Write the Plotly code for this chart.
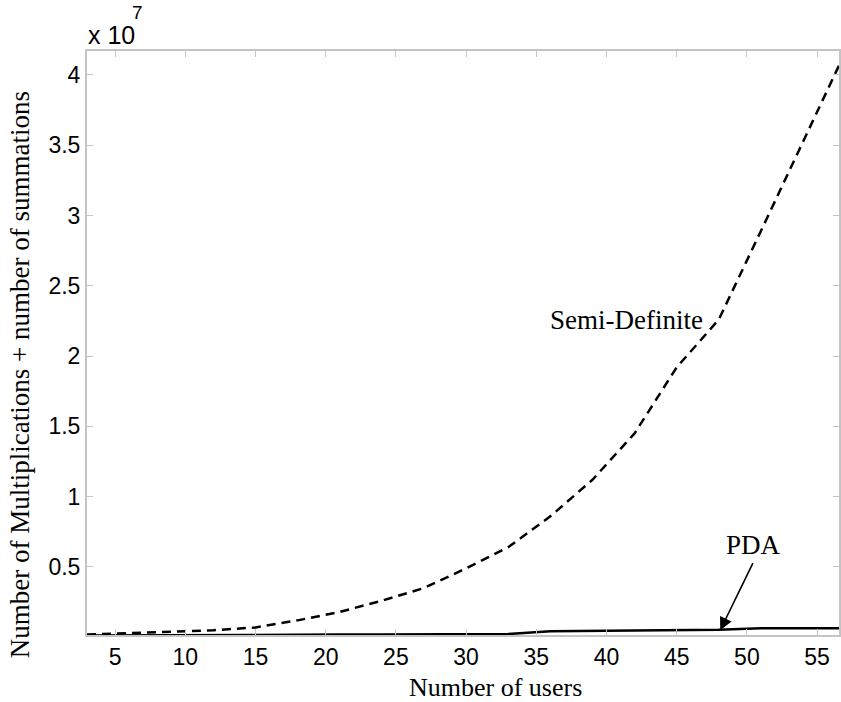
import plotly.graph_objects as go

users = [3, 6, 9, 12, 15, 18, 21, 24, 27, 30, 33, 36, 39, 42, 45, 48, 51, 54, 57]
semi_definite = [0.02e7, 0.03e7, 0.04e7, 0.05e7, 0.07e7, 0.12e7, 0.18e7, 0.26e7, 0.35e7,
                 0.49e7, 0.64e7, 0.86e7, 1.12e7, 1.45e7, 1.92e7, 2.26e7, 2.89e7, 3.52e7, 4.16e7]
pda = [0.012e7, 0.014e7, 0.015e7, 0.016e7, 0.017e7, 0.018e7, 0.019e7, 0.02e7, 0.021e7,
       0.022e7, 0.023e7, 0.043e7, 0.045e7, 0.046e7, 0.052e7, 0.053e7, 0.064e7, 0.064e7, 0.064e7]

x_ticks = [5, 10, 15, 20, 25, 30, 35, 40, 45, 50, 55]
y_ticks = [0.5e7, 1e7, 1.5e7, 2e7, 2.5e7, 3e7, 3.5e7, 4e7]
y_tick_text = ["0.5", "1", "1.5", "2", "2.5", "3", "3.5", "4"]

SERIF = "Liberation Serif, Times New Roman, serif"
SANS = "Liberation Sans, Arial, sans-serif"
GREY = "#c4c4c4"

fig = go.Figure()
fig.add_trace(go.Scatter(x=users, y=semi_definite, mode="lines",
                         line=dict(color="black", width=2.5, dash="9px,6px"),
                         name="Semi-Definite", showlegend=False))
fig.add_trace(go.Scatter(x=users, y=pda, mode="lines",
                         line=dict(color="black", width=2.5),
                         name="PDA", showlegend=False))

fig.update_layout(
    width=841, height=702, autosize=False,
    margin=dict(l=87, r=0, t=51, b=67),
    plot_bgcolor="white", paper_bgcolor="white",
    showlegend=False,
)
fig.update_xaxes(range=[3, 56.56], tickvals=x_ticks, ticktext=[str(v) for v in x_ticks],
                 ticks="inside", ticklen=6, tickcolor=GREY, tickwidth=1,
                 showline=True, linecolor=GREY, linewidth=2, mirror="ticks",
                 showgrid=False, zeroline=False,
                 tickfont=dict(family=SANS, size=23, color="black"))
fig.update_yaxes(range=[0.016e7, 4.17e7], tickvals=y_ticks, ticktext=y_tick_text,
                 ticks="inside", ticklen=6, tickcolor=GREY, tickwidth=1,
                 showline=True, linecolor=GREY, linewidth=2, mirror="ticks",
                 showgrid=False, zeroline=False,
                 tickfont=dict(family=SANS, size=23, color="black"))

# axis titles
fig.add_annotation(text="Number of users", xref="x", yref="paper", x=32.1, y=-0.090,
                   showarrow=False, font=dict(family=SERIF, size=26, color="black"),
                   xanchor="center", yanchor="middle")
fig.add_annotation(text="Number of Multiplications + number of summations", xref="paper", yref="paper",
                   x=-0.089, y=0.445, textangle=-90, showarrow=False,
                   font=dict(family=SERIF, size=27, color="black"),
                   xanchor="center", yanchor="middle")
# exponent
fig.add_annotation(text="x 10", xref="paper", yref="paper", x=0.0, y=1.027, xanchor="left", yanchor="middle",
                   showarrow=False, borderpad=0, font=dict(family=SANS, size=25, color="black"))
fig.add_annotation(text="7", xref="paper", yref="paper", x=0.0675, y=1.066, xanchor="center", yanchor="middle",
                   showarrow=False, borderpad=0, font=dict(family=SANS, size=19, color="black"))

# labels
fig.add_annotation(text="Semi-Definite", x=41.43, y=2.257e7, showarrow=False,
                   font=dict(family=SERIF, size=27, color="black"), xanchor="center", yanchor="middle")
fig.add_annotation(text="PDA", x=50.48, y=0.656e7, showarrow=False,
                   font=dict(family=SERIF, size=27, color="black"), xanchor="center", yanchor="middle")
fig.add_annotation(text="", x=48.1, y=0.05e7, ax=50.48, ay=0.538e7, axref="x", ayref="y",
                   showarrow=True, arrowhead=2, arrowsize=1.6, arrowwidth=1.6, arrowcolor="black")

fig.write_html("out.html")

→ What needs to be done
Write out nothing but the lines from the start of the data through the line with "import plotly.graph_objects as go". Leave out the pictures.

→ Written response
Write the Plotly code for this chart.
import plotly.graph_objects as go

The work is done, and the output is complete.